ReGENERATION Partners recently conducted a phone survey with 52 CEO's of client family business firms. The firms these CEO's worked in ranged in sales from $1.5 million to $1.6 billion, were 95% domestic (US), and were comprised of 3 to 13 directors. Almost all the boards had at least one outside director (85%), and 72% of the CEOs served on at least one other board. These CEOs reported that "strategic planning and experience of expanding into new markets" were the greatest benefits of a board.

However, in case you think that an outside board of directors is always the answer for family owned businesses, here are some of the reasons why these CEOs felt that some boards they served on failed to meet expectations:

• The owner or CEO does not have a clear and articulated purpose for board members. Every board must have a clear understanding of its purpose.
• When board members are not active. Board members need to know the industry and the company niche. Additionally, they must have a feel for the strengths and weaknesses of the company's leadership team.
• Membership has too many senior managers. There is an old Texas expression, "He who tells the truth better have one foot in the stirrup." Inside board members are sometimes afraid to speak up for fear of creating conflict with their boss.
• Membership includes too many personal advisors and friends of the CEO. Their should be a justifiable reason why each director is chosen for a board position.
• Board did not come together as a team. Teamwork does not imply agreement on every issue, but it does keep the board focused on the issues and not the personalities involved.
• Critical information is withheld. If a CEO cannot trust his or her own board with critical information, then either replace the CEO or replace the board.
• Members are too passive. The best boards are confident and assertive when making decisions about the business.
• There are too many members. The optimal number of board members depends on the size and scope of the business but as a general rule, boards (excluding foundations and public boards) are effective with no less than five and no more than thirteen members.
• Chairman dominates. The most frequent complaint from our CEOs was directed at chairpeople that dominate the board meetings.
• Outside directors don't devote adequate time to board business. CEOs expect their board members to devote between 80 and 160 hours a year to board business.
• Work party attitude exists. Boards cannot solve problems, only approve or disapprove courses of action approved by the CEO. "If boards are forced to choose between alternatives, a crisis of leadership often arises." (Tuck and Earle, Strategy & Business, fourth quarter, 1996)
• Compensation is inappropriate. Too much or too little; both are problems.

Not every business will realize a cost/benefit value that justifies assembling a board with outside directors. Depending on the size, complexity and maturity of a business, a board of advisors may provide similar value as a board of directors. A board of advisors might include the company's accountant and lawyer as well as a business consultant and a trusted family friend or relative.

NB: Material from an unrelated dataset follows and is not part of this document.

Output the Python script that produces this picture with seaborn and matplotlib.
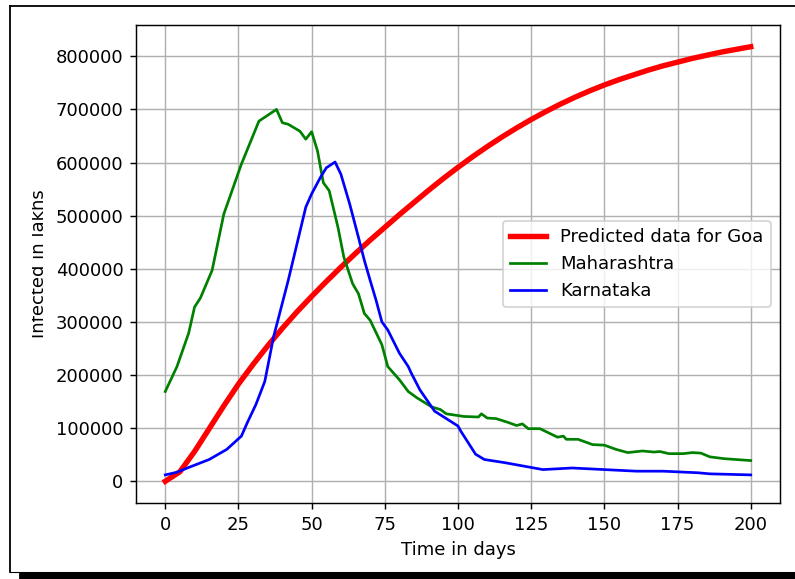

George Clement, CEO of Clement Communi-cation, said it best. "Bringing outside members on to a small company's board of directors is like giving up smoking. Once you've done it, you will be telling everyone else to do it too."

Pretending all is well is a common ailment among family-owned businesses. A carefully chosen board of directors is an "over the counter" remedy that may help cure the ills of sustaining growth for many family firms.